▶ [What needs to be done]:
Leave the pictures out and retype the lines from the beginning through the line with "plt.rcParams['font.family'] = ['Liberation", both ends included.

▶ [Data block]:
"""

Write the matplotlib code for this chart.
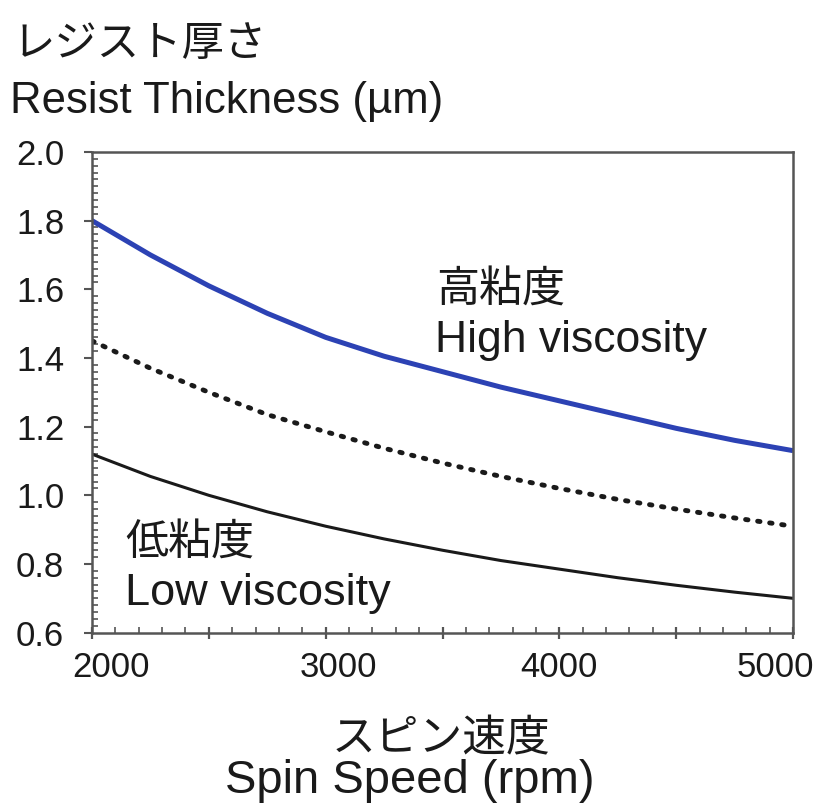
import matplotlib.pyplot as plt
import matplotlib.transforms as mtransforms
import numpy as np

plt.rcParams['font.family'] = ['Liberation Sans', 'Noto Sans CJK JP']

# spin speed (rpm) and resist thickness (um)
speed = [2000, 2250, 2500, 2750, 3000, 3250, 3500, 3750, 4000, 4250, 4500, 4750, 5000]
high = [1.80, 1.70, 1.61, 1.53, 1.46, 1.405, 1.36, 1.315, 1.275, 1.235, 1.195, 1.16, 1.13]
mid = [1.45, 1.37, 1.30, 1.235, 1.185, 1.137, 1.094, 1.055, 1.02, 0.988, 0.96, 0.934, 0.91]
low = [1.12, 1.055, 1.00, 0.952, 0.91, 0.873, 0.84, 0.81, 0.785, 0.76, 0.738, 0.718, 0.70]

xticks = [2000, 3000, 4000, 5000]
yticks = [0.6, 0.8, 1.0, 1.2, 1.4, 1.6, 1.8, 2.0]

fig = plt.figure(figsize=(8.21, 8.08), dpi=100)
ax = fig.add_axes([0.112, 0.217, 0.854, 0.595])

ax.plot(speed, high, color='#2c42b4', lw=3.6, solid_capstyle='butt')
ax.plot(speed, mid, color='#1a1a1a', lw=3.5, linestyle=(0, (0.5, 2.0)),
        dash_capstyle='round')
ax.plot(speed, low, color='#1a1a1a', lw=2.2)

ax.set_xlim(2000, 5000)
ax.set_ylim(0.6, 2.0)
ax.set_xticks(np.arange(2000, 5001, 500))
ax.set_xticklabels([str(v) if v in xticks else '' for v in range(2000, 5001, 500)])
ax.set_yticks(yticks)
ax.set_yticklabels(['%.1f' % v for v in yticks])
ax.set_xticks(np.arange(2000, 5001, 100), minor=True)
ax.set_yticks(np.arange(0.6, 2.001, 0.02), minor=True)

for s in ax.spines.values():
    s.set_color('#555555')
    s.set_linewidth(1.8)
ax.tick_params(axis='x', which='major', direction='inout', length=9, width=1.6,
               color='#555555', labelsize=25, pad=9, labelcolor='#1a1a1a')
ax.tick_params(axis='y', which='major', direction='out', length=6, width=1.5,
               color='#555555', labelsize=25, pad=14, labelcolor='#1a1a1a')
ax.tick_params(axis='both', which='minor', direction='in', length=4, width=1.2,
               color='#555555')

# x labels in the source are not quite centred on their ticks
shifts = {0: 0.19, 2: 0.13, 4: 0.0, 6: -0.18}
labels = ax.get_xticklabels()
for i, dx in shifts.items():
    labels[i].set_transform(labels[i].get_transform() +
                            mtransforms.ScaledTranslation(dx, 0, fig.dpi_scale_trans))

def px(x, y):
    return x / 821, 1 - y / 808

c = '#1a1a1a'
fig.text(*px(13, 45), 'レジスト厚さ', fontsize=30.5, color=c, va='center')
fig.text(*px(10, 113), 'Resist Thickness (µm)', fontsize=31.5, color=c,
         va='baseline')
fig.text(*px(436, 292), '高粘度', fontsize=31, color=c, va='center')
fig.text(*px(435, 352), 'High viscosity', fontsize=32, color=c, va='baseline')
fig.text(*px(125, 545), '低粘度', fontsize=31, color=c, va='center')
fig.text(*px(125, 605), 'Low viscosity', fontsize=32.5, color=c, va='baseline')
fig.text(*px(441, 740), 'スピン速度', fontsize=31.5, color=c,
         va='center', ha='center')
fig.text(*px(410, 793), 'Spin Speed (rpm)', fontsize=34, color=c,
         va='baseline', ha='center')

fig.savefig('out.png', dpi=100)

"""

▶ [Exercise result]:
Write the matplotlib code for this chart.
import matplotlib.pyplot as plt
import matplotlib.transforms as mtransforms
import numpy as np

plt.rcParams['font.family'] = ['Liberation Sans', 'Noto Sans CJK JP']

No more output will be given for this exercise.